3 Presentation Impressions from Day 1 of the 2014 Healthcare Analytics Summit powered by Health Catalyst


1. Billy Beane, General Manager of the Oakland Athletics: Moneyball: Lessons for Life & Business from Baseball’s Best GM

  • He has faith in the process and if the process is correct, it will lead to better outcomes. As a society, we romanticize and celebrate the luck of a decision or a gut feel (a football coach goes for it on 4th down on their own 40 yard line with :50 to play down by a field goal)
  • We should be celebrating and striving for consistency, discipline and making decision based upon data.
  • The end game is to eliminate subjectivity until the data is totally pure.
  • Billy typically doesn’t watch any of the games as he feels like sitting there and living it is no way to run a baseball team. Noise affects decision makers.

2. Jim Adams, Executive Director, The Advisory Board: Overview of the Healthcare Analytics Market

  • Whereas Billy Beane had cultural issues to overcome old school scouts, healthcare has a data governance issue. In baseball, there is only one definition for OBP or ERA. In healthcare, there are many different standards and vocabularies. What defines a diabetic?
  • The #1 request Jim gets from clients is for assistance with data governance
  • Healthcare will follow other retail and move to a model of dynamic pricing such as airlines employ – you pay more to see your doctor at a less convenient time.

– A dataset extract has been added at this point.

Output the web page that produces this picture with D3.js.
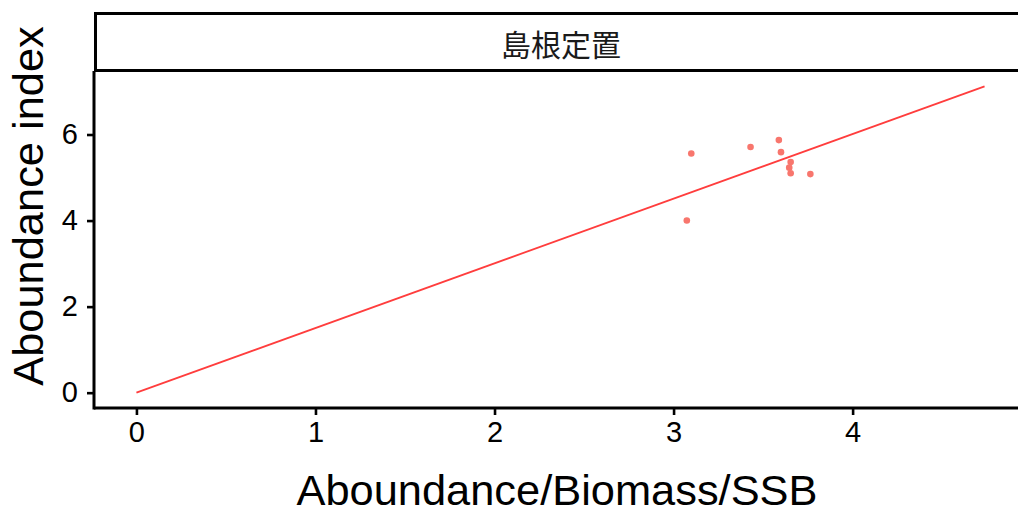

3. Ray Kurzweil, Director of Engineering, Google and Leading Futurist: The Acceleration of Technology in the 21st Century: Impacts on Healthcare and Medicine

  • IBM’s Watson makes up for the fact that it is a weak reader (a human can better interpret and make inferences from a Wikipedia page for instance) by reading more volume than the human can.There will come a time where humans will be able to “plug-in” their brains for more horsepower much as adding more RAM to a computer.
  • When we started mapping the human genome we thought that it would take decades to map the entire genome. With the law of accelerating returns, it happened in 7 years.
  • By 2020, we will witness 3D printing of clothing and potentially housing.
  • Humans have a linear intuition about the future, however technologies like computers, genetics, nanotechnology, robotics and artificial intelligence have proven to have exponential growth.